Quello che emerge da questo quadro è che la zona euro ha dimostrato di essere lontana da quello che gli economisti chiamano “optimal currency area”. Al suo interno si sono creati forti squilibri finanziari con i paesi del nord creditori e quelli del sud debitori. Il riaggiustamento di questi squilibri, mancando il meccanismo del cambio, sta imponendo ai paesi debitori elevati costi. Esiste oggi un forte consenso che il “breack up” dell’euro imporrebbe costi sociali elevatissimi. E’ probabile che sia così, ma la verità è che nessun è in grado di fornire delle stime attendibili di questi costi, come nessuno è in grado stimare i costi associati al riaggiustamento che dovranno sopportare i paesi debitori. Per salvare la casa dell’Euro è necessario un atteggiamento cooperativo tra i paesi del Nord, in primis la Germania, e quelli del Sud.
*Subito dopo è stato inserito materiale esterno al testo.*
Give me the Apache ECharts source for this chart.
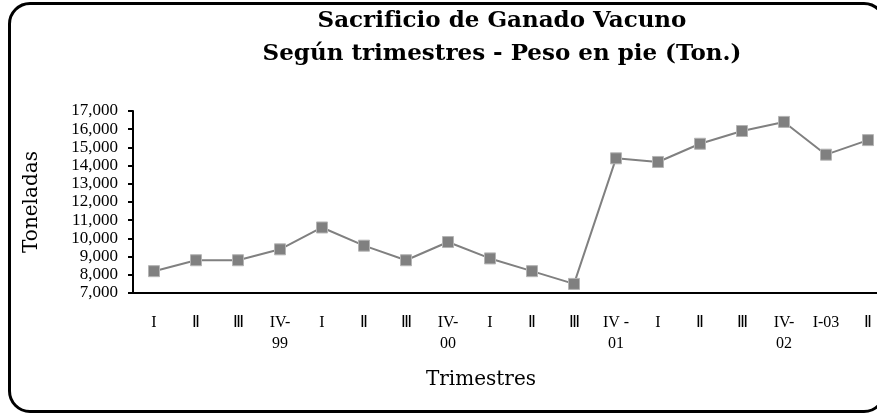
<!DOCTYPE html>
<html lang="es">
<head>
    <meta charset="UTF-8">
    <title>Sacrificio de Ganado Vacuno</title>
    <script src="https://cdn.jsdelivr.net/npm/echarts@6/dist/echarts.min.js"></script>
    <style>
        html, body {
            margin: 0;
            padding: 0;
            width: 877px;
            height: 415px;
            overflow: hidden;
            background: #fff;
        }
        #frame {
            position: absolute;
            left: 8px;
            top: 2px;
            width: 878px;
            height: 411px;
            box-sizing: border-box;
            border: 3px solid #000;
            border-radius: 22px;
        }
        #chart {
            position: absolute;
            left: 0;
            top: 0;
            width: 900px;
            height: 415px;
        }
    </style>
</head>
<body>
    <div id="frame"></div>
    <div id="chart"></div>

    <script>
        // trimestres 1999 - 2003
        const trimestres = ['I', 'Ⅱ', 'Ⅲ', 'IV-\n99', 'I', 'Ⅱ', 'Ⅲ', 'IV-\n00', 'I', 'Ⅱ', 'Ⅲ', 'IV -\n01',
                            'I', 'Ⅱ', 'Ⅲ', 'IV-\n02', 'I-03', 'Ⅱ'];
        // peso en pie (toneladas)
        const toneladas = [8200, 8800, 8800, 9400, 10600, 9600, 8800, 9800, 8900, 8200, 7500, 14400,
                           14200, 15200, 15900, 16400, 14600, 15400];
        const yTicks = { min: 7000, max: 17000, interval: 1000 };

        const chart = echarts.init(document.getElementById('chart'));

        const serif = '"Liberation Serif", "Times New Roman", serif';
        const dejavu = '"DejaVu Serif", serif';

        const option = {
            animation: false,
            title: [{
                text: 'Sacrificio de Ganado Vacuno\nSegún trimestres - Peso en pie (Ton.)',
                left: 502,
                top: 5,
                padding: 0,
                textAlign: 'center',
                textStyle: {
                    fontFamily: dejavu,
                    fontSize: 23,
                    fontWeight: 'bold',
                    color: '#000',
                    lineHeight: 33
                }
            }, {
                text: 'Trimestres',
                left: 481,
                top: 370,
                padding: 0,
                textAlign: 'center',
                textStyle: {
                    fontFamily: dejavu,
                    fontSize: 20,
                    fontWeight: 'normal',
                    color: '#000'
                }
            }],
            grid: {
                left: 133,
                right: 11,
                top: 111,
                bottom: 122
            },
            xAxis: {
                type: 'category',
                data: trimestres,
                boundaryGap: true,
                axisLine: { lineStyle: { color: '#000', width: 2 } },
                axisTick: { length: 5, lineStyle: { color: '#000', width: 2 } },
                axisLabel: {
                    interval: 0,
                    margin: 19,
                    fontFamily: serif,
                    fontSize: 16,
                    lineHeight: 21,
                    color: '#000'
                },
                splitLine: { show: false }
            },
            yAxis: {
                type: 'value',
                min: yTicks.min,
                max: yTicks.max,
                interval: yTicks.interval,
                name: 'Toneladas',
                nameLocation: 'middle',
                nameRotate: 90,
                nameGap: 91,
                nameTextStyle: {
                    fontFamily: dejavu,
                    fontSize: 20,
                    color: '#000'
                },
                axisLine: { show: true, lineStyle: { color: '#000', width: 2 } },
                axisTick: { show: true, length: 5, lineStyle: { color: '#000', width: 2 } },
                axisLabel: {
                    margin: 15,
                    fontFamily: serif,
                    fontSize: 17,
                    color: '#000',
                    formatter: v => v.toLocaleString('en-US')
                },
                splitLine: { show: false }
            },
            series: [{
                type: 'line',
                data: toneladas,
                symbol: 'rect',
                symbolSize: 11,
                lineStyle: { color: '#808080', width: 2 },
                itemStyle: { color: '#808080', borderColor: '#b4b4b4', borderWidth: 1 }
            }]
        };

        chart.setOption(option);
    </script>
</body>
</html>
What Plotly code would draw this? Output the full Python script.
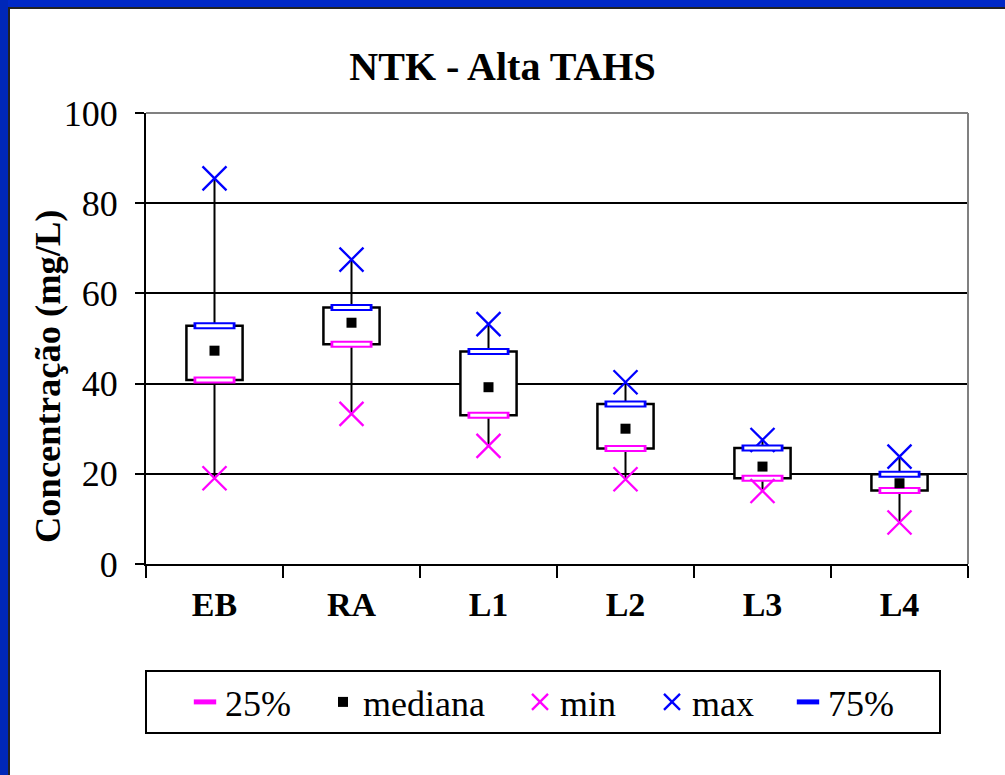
import plotly.graph_objects as go

# Nitrogen (NTK) summary statistics per sampling point
categories = ["EB", "RA", "L1", "L2", "L3", "L4"]
v_min = [19.0, 33.3, 26.2, 18.8, 16.2, 9.2]
q25 = [40.8, 48.7, 33.0, 25.6, 19.0, 16.3]
median = [47.3, 53.5, 39.2, 30.0, 21.6, 17.9]
q75 = [52.8, 56.9, 47.1, 35.5, 25.7, 19.9]
v_max = [85.5, 67.5, 53.2, 40.3, 27.5, 23.8]
y_ticks = [0, 20, 40, 60, 80, 100]

W_PX, H_PX = 1005, 775
L, R, T, B = 146, 37, 113, 211
PW, PH = W_PX - L - R, H_PX - T - B


def px_x(px):
    return (px - L) / PW


def px_y(py):
    return (H_PX - B - py) / PH


SERIF = "Liberation Serif"
BLUE = "#0000FF"
MAGENTA = "#FF00FF"

fig = go.Figure()

# Boxes spanning the interquartile range
fig.add_trace(go.Bar(
    x=categories, y=[b - a for a, b in zip(q25, q75)], base=q25,
    width=0.41, marker=dict(color="white", line=dict(color="black", width=2.5)),
    showlegend=False, hoverinfo="skip"))

# Whiskers: min -> q25 and q75 -> max
wx, wy = [], []
for c, lo, a, b, hi in zip(categories, v_min, q25, q75, v_max):
    wx += [c, c, None, c, c, None]
    wy += [lo, a, None, b, hi, None]
fig.add_trace(go.Scatter(x=wx, y=wy, mode="lines", line=dict(color="black", width=2),
                         showlegend=False, hoverinfo="skip"))


# Percentile markers drawn as hollow bars
def hollow_bar(yvals, color, name, lw):
    fig.add_trace(go.Scatter(
        x=categories, y=yvals, mode="markers", name=name, legendwidth=lw,
        marker=dict(symbol="line-ew", size=30, color=color,
                    line=dict(color=color, width=7))))
    fig.add_trace(go.Scatter(
        x=categories, y=yvals, mode="markers", showlegend=False, hoverinfo="skip",
        marker=dict(symbol="line-ew", size=26, color="white",
                    line=dict(color="white", width=3))))


hollow_bar(q25, MAGENTA, "25%", 93)

fig.add_trace(go.Scatter(
    x=categories, y=median, mode="markers", name="mediana", legendwidth=152,
    marker=dict(symbol="square", size=10, color="black")))

fig.add_trace(go.Scatter(
    x=categories, y=v_min, mode="markers", name="min", legendwidth=87,
    marker=dict(symbol="x-thin-open", size=24, color=MAGENTA,
                line=dict(color=MAGENTA, width=2.3))))

fig.add_trace(go.Scatter(
    x=categories, y=v_max, mode="markers", name="max", legendwidth=91,
    marker=dict(symbol="x-thin-open", size=24, color=BLUE,
                line=dict(color=BLUE, width=2.3))))

hollow_bar(q75, BLUE, "75%", 70)

shapes = [
    # gray frame on top and right of the plot area
    dict(type="line", xref="paper", yref="paper", x0=0, x1=1, y0=1, y1=1,
         line=dict(color="#808080", width=2), layer="above"),
    dict(type="line", xref="paper", yref="paper", x0=1, x1=1, y0=0, y1=1,
         line=dict(color="#808080", width=2), layer="above"),
    # legend frame
    dict(type="rect", xref="paper", yref="paper",
         x0=px_x(146), x1=px_x(940), y0=px_y(733), y1=px_y(671),
         line=dict(color="black", width=2), fillcolor="rgba(0,0,0,0)"),
    # slide border: blue strips with thin dark edge
    dict(type="rect", xref="paper", yref="paper",
         x0=px_x(0), x1=px_x(W_PX), y0=px_y(7), y1=px_y(-2),
         line=dict(width=0), fillcolor="#0029C6"),
    dict(type="rect", xref="paper", yref="paper",
         x0=px_x(-2), x1=px_x(8), y0=px_y(H_PX + 2), y1=px_y(0),
         line=dict(width=0), fillcolor="#0027B8"),
    dict(type="line", xref="paper", yref="paper",
         x0=px_x(8), x1=px_x(W_PX), y0=px_y(8), y1=px_y(8),
         line=dict(color="#222222", width=2)),
    dict(type="line", xref="paper", yref="paper",
         x0=px_x(9), x1=px_x(9), y0=px_y(8), y1=px_y(H_PX),
         line=dict(color="#222222", width=2)),
]

fig.update_layout(
    width=W_PX, height=H_PX,
    margin=dict(l=L, r=R, t=T, b=B, pad=0),
    paper_bgcolor="white", plot_bgcolor="white",
    font=dict(family=SERIF, color="black"),
    title=dict(text="<b>NTK - Alta TAHS</b>", font=dict(size=40, family=SERIF),
               x=0.5, xref="container", xanchor="center",
               y=1 - 66 / H_PX, yref="container", yanchor="middle"),
    xaxis=dict(type="category", tickson="boundaries", ticks="outside", ticklen=12,
               tickwidth=2, tickcolor="black", showline=True, linecolor="black",
               linewidth=2, showgrid=False,
               tickfont=dict(size=34, family=SERIF, weight="bold"), ticklabelstandoff=9),
    yaxis=dict(range=[0, 100], tickvals=y_ticks, ticks="outside", ticklen=9,
               tickwidth=2, tickcolor="black", showline=True, linecolor="black",
               linewidth=2, showgrid=True, gridcolor="black", gridwidth=2,
               zeroline=False, tickfont=dict(size=36, family=SERIF),
               ticklabelstandoff=10),
    showlegend=True,
    legend=dict(orientation="h", x=px_x(185), xanchor="left",
                y=px_y(702), yanchor="middle", bgcolor="rgba(0,0,0,0)",
                borderwidth=0, font=dict(size=36, family=SERIF),
                itemsizing="trace"),
    annotations=[dict(text="<b>Concentração (mg/L)</b>", xref="paper", yref="paper",
                      x=px_x(47), y=px_y(376), xanchor="center", yanchor="middle",
                      textangle=-90, showarrow=False,
                      font=dict(size=36.5, family=SERIF))],
    shapes=shapes,
    bargap=0.59,
)

fig.write_html("out.html")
Una politica che imponga solo piani di austerità ai paesi debitori è chiaramente controproducente: il risultato è che sta facendo cadere l’intera area dell’Euro in una prolungata depressione. Dato che i paesi debitori hanno strettissimi vincoli di bilancio, sono impossibilitati di mettere in piedi serie politiche di stimolo della domanda. Al contrario, questo ruolo lo dovrebbe giocare la Germania rivedendo il suo modello di sviluppo e attuando politiche di espansione fiscale per far risalire l’economia dell’intera area.
La Germania si trova in una posizione simile a quella della Cina nell’area dollaro/yuan. Dovrebbe abbandonate il suo modello di crescita attuale basato sulle esportazioni e aggiustarsi su un modello che riduca le esportazioni nette e punti di più sulla domanda interna e il welfare. E’ difficile dire se la Cina abbandonerà l’attuale modello di crescita perché dovrebbe fare riforme che il regime politico forse non gradisce, ma è altrettanto difficile prevedere se la Germania abbandonerà il suo rigorismo fiscale per facilitare l’aggiustamento nell’area dell’euro. L’ordine economico internazionale vive una profonda fase di aggiustamento nella ricerca di approdare a nuovi equilibri: sarà il prevalere di un orientamento politico rispetto ad una altro a decidere l’esito dei futuri assetti internazionali.»